╭─ Data segment

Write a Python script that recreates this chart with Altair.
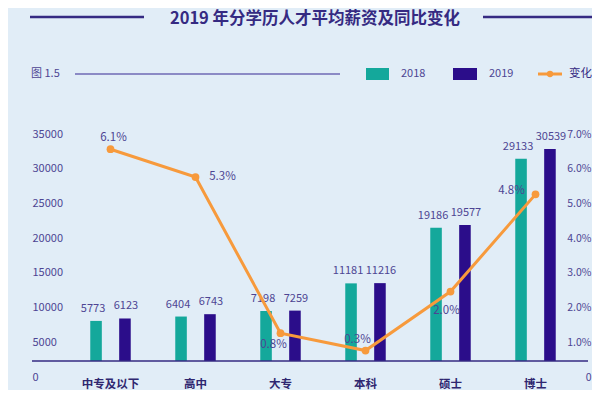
import altair as alt
import pandas as pd

# ---------------- data ----------------
categories = ["中专及以下", "高中", "大专", "本科", "硕士", "博士"]
years = ["2018", "2019"]
salary_2018 = [5773, 6404, 7198, 11181, 19186, 29133]
salary_2019 = [6123, 6743, 7259, 11216, 19577, 30539]
change_pct = [6.1, 5.3, 0.8, 0.3, 2.0, 4.8]
salary_ticks = [0, 5000, 10000, 15000, 20000, 25000, 30000, 35000]
pct_ticks = [0, 1, 2, 3, 4, 5, 6, 7]

title_text = "2019 年分学历人才平均薪资及同比变化"
figure_label = "图 1.5"
line_legend_label = "变化"

# ---------------- style ----------------
W, H = 510, 243
TEAL = "#14a89b"
PURPLE = "#2b0d8a"
ORANGE = "#f79a3c"
TEXT = "#4d4593"
DARK = "#352a82"
CAT_TEXT = "#2f2770"
FIG_LINE = "#6e68b4"
BG = "#e1edf7"
FONT = "Noto Sans CJK SC"

# label placement (pixel nudges) for the percentage labels, per category
pct_label_nudge = {
    "中专及以下": (3, -11),
    "高中": (27, 0),
    "大专": (-7, 12),
    "本科": (-8, -11),
    "硕士": (-4, 19),
    "博士": (-24, -3),
}
# horizontal nudge of the value labels per series
bar_label_dx = {"2018": -3, "2019": 1}

# ---------------- tables ----------------
bar_rows = []
for c, a, b in zip(categories, salary_2018, salary_2019):
    bar_rows.append({"cat": c, "year": years[0], "value": a})
    bar_rows.append({"cat": c, "year": years[1], "value": b})
bar_df = pd.DataFrame(bar_rows)

line_df = pd.DataFrame({
    "cat": categories,
    "change": change_pct,
    "label": [f"{v:.1f}%" for v in change_pct],
})
dummy = pd.DataFrame({"k": [0]})

x_enc = alt.X(
    "cat:N",
    sort=categories,
    scale=alt.Scale(domain=categories, paddingInner=0, paddingOuter=0),
    axis=alt.Axis(
        title=None, ticks=False, tickSize=0, domain=False, grid=False,
        labelAngle=0, labelPadding=17, labelFontSize=11.5, labelFontWeight="bold",
        labelColor=CAT_TEXT, labelFont=FONT,
    ),
)
xoff_enc = alt.XOffset(
    "year:N", scale=alt.Scale(domain=years, paddingInner=0.6, paddingOuter=0.77)
)
y_sal = alt.Y(
    "value:Q",
    scale=alt.Scale(domain=[0, 35000], nice=False, zero=True),
    axis=alt.Axis(
        orient="left", values=salary_ticks, format="d", title=None,
        ticks=False, tickSize=0, domain=False, grid=False,
        labelAlign="left", labelPadding=36, labelOffset=16,
        labelFontSize=11, labelColor=TEXT, labelFont=FONT,
    ),
)

bars = alt.Chart(bar_df).mark_bar().encode(
    x=x_enc,
    xOffset=xoff_enc,
    y=y_sal,
    color=alt.Color("year:N", scale=alt.Scale(domain=years, range=[TEAL, PURPLE]), legend=None),
)
bar_label_layers = []
for yr in years:
    bar_label_layers.append(
        alt.Chart(bar_df).transform_filter(alt.datum.year == yr).mark_text(
            dy=-12, dx=bar_label_dx[yr], fontSize=11, color=TEXT, font=FONT,
            align="center", baseline="middle",
        ).encode(
            x=x_enc,
            xOffset=xoff_enc,
            y=y_sal,
            text=alt.Text("value:Q", format="d"),
        )
    )
bar_layer = alt.layer(bars, *bar_label_layers)

y_pct = alt.Y(
    "change:Q",
    scale=alt.Scale(domain=[0, 7], nice=False, zero=True),
    axis=alt.Axis(
        orient="right", values=pct_ticks, title=None,
        labelExpr="datum.value == 0 ? '0' : format(datum.value, '.1f') + '%'",
        ticks=False, tickSize=0, domain=False, grid=False,
        labelAlign="right", labelPadding=13, labelOffset=16,
        labelFontSize=10.5, labelColor=TEXT, labelFont=FONT,
    ),
)
line = alt.Chart(line_df).mark_line(
    color=ORANGE, strokeWidth=3,
    point=alt.OverlayMarkDef(filled=True, fill=ORANGE, color=ORANGE, size=60, opacity=1),
).encode(x=x_enc, y=y_pct)

pct_texts = []
for c in categories:
    dx, dy = pct_label_nudge[c]
    pct_texts.append(
        alt.Chart(line_df).transform_filter(alt.datum.cat == c).mark_text(
            dx=dx, dy=dy, fontSize=11.5, color=TEXT, font=FONT,
            align="center", baseline="middle",
        ).encode(
            x=x_enc,
            y=y_pct,
            text="label:N",
        )
    )
line_layer = alt.layer(line, *pct_texts)


# ---------------- decorations ----------------
def hrule(x1, x2, y, color, width):
    return alt.Chart(dummy).mark_rule(color=color, strokeWidth=width).encode(
        x=alt.value(x1), x2=alt.value(x2), y=alt.value(y)
    )


def label(x, y, text, size, color, align="left", weight="normal"):
    return alt.Chart(dummy).mark_text(
        fontSize=size, color=color, font=FONT, align=align,
        baseline="middle", fontWeight=weight,
    ).encode(x=alt.value(x), y=alt.value(y), text=alt.value(text))


def swatch(x1, x2, y1, y2, color):
    return alt.Chart(dummy).mark_rect(color=color).encode(
        x=alt.value(x1), x2=alt.value(x2), y=alt.value(y1), y2=alt.value(y2)
    )


decor = [
    hrule(-36, 520, H, DARK, 1.5),
    hrule(-38, 76, -101, DARK, 2.5),
    hrule(415, 524, -101, DARK, 2.5),
    label(247, -99, title_text, 16.5, DARK, align="center", weight="bold"),
    label(-37, -44, figure_label, 11, TEXT),
    hrule(7, 272, -44, FIG_LINE, 1.5),
    swatch(298, 321, -50, -38, TEAL),
    label(333, -44, years[0], 11, TEXT),
    swatch(385, 409, -50, -38, PURPLE),
    label(421, -44, years[1], 11, TEXT),
    hrule(470, 494, -44, ORANGE, 3),
    alt.Chart(dummy).mark_point(filled=True, color=ORANGE, size=40, opacity=1).encode(
        x=alt.value(482), y=alt.value(-44)
    ),
    label(501, -44, line_legend_label, 11.5, DARK),
]

chart = alt.layer(bar_layer, line_layer, *decor).resolve_scale(
    y="independent"
).properties(
    width=W,
    height=H,
    autosize=alt.AutoSizeParams(type="none"),
    padding={"left": 60, "top": 110, "right": 14, "bottom": 29},
    background=BG,
).configure_view(stroke=None)

chart.save("out.html", embed_options={"renderer": "svg", "actions": False})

╰─

◆ **Given request**
Leave out the pictures and output the rest of the material exactly as written.

◆ **Output for this exercise**
Write a Python script that recreates this chart with Altair.
import altair as alt
import pandas as pd

# ---------------- data ----------------
categories = ["中专及以下", "高中", "大专", "本科", "硕士", "博士"]
years = ["2018", "2019"]
salary_2018 = [5773, 6404, 7198, 11181, 19186, 29133]
salary_2019 = [6123, 6743, 7259, 11216, 19577, 30539]
change_pct = [6.1, 5.3, 0.8, 0.3, 2.0, 4.8]
salary_ticks = [0, 5000, 10000, 15000, 20000, 25000, 30000, 35000]
pct_ticks = [0, 1, 2, 3, 4, 5, 6, 7]

title_text = "2019 年分学历人才平均薪资及同比变化"
figure_label = "图 1.5"
line_legend_label = "变化"

# ---------------- style ----------------
W, H = 510, 243
TEAL = "#14a89b"
PURPLE = "#2b0d8a"
ORANGE = "#f79a3c"
TEXT = "#4d4593"
DARK = "#352a82"
CAT_TEXT = "#2f2770"
FIG_LINE = "#6e68b4"
BG = "#e1edf7"
FONT = "Noto Sans CJK SC"

# label placement (pixel nudges) for the percentage labels, per category
pct_label_nudge = {
    "中专及以下": (3, -11),
    "高中": (27, 0),
    "大专": (-7, 12),
    "本科": (-8, -11),
    "硕士": (-4, 19),
    "博士": (-24, -3),
}
# horizontal nudge of the value labels per series
bar_label_dx = {"2018": -3, "2019": 1}

# ---------------- tables ----------------
bar_rows = []
for c, a, b in zip(categories, salary_2018, salary_2019):
    bar_rows.append({"cat": c, "year": years[0], "value": a})
    bar_rows.append({"cat": c, "year": years[1], "value": b})
bar_df = pd.DataFrame(bar_rows)

line_df = pd.DataFrame({
    "cat": categories,
    "change": change_pct,
    "label": [f"{v:.1f}%" for v in change_pct],
})
dummy = pd.DataFrame({"k": [0]})

x_enc = alt.X(
    "cat:N",
    sort=categories,
    scale=alt.Scale(domain=categories, paddingInner=0, paddingOuter=0),
    axis=alt.Axis(
        title=None, ticks=False, tickSize=0, domain=False, grid=False,
        labelAngle=0, labelPadding=17, labelFontSize=11.5, labelFontWeight="bold",
        labelColor=CAT_TEXT, labelFont=FONT,
    ),
)
xoff_enc = alt.XOffset(
    "year:N", scale=alt.Scale(domain=years, paddingInner=0.6, paddingOuter=0.77)
)
y_sal = alt.Y(
    "value:Q",
    scale=alt.Scale(domain=[0, 35000], nice=False, zero=True),
    axis=alt.Axis(
        orient="left", values=salary_ticks, format="d", title=None,
        ticks=False, tickSize=0, domain=False, grid=False,
        labelAlign="left", labelPadding=36, labelOffset=16,
        labelFontSize=11, labelColor=TEXT, labelFont=FONT,
    ),
)

bars = alt.Chart(bar_df).mark_bar().encode(
    x=x_enc,
    xOffset=xoff_enc,
    y=y_sal,
    color=alt.Color("year:N", scale=alt.Scale(domain=years, range=[TEAL, PURPLE]), legend=None),
)
bar_label_layers = []
for yr in years:
    bar_label_layers.append(
        alt.Chart(bar_df).transform_filter(alt.datum.year == yr).mark_text(
            dy=-12, dx=bar_label_dx[yr], fontSize=11, color=TEXT, font=FONT,
            align="center", baseline="middle",
        ).encode(
            x=x_enc,
            xOffset=xoff_enc,
            y=y_sal,
            text=alt.Text("value:Q", format="d"),
        )
    )
bar_layer = alt.layer(bars, *bar_label_layers)

y_pct = alt.Y(
    "change:Q",
    scale=alt.Scale(domain=[0, 7], nice=False, zero=True),
    axis=alt.Axis(
        orient="right", values=pct_ticks, title=None,
        labelExpr="datum.value == 0 ? '0' : format(datum.value, '.1f') + '%'",
        ticks=False, tickSize=0, domain=False, grid=False,
        labelAlign="right", labelPadding=13, labelOffset=16,
        labelFontSize=10.5, labelColor=TEXT, labelFont=FONT,
    ),
)
line = alt.Chart(line_df).mark_line(
    color=ORANGE, strokeWidth=3,
    point=alt.OverlayMarkDef(filled=True, fill=ORANGE, color=ORANGE, size=60, opacity=1),
).encode(x=x_enc, y=y_pct)

pct_texts = []
for c in categories:
    dx, dy = pct_label_nudge[c]
    pct_texts.append(
        alt.Chart(line_df).transform_filter(alt.datum.cat == c).mark_text(
            dx=dx, dy=dy, fontSize=11.5, color=TEXT, font=FONT,
            align="center", baseline="middle",
        ).encode(
            x=x_enc,
            y=y_pct,
            text="label:N",
        )
    )
line_layer = alt.layer(line, *pct_texts)


# ---------------- decorations ----------------
def hrule(x1, x2, y, color, width):
    return alt.Chart(dummy).mark_rule(color=color, strokeWidth=width).encode(
        x=alt.value(x1), x2=alt.value(x2), y=alt.value(y)
    )


def label(x, y, text, size, color, align="left", weight="normal"):
    return alt.Chart(dummy).mark_text(
        fontSize=size, color=color, font=FONT, align=align,
        baseline="middle", fontWeight=weight,
    ).encode(x=alt.value(x), y=alt.value(y), text=alt.value(text))


def swatch(x1, x2, y1, y2, color):
    return alt.Chart(dummy).mark_rect(color=color).encode(
        x=alt.value(x1), x2=alt.value(x2), y=alt.value(y1), y2=alt.value(y2)
    )


decor = [
    hrule(-36, 520, H, DARK, 1.5),
    hrule(-38, 76, -101, DARK, 2.5),
    hrule(415, 524, -101, DARK, 2.5),
    label(247, -99, title_text, 16.5, DARK, align="center", weight="bold"),
    label(-37, -44, figure_label, 11, TEXT),
    hrule(7, 272, -44, FIG_LINE, 1.5),
    swatch(298, 321, -50, -38, TEAL),
    label(333, -44, years[0], 11, TEXT),
    swatch(385, 409, -50, -38, PURPLE),
    label(421, -44, years[1], 11, TEXT),
    hrule(470, 494, -44, ORANGE, 3),
    alt.Chart(dummy).mark_point(filled=True, color=ORANGE, size=40, opacity=1).encode(
        x=alt.value(482), y=alt.value(-44)
    ),
    label(501, -44, line_legend_label, 11.5, DARK),
]

chart = alt.layer(bar_layer, line_layer, *decor).resolve_scale(
    y="independent"
).properties(
    width=W,
    height=H,
    autosize=alt.AutoSizeParams(type="none"),
    padding={"left": 60, "top": 110, "right": 14, "bottom": 29},
    background=BG,
).configure_view(stroke=None)

chart.save("out.html", embed_options={"renderer": "svg", "actions": False})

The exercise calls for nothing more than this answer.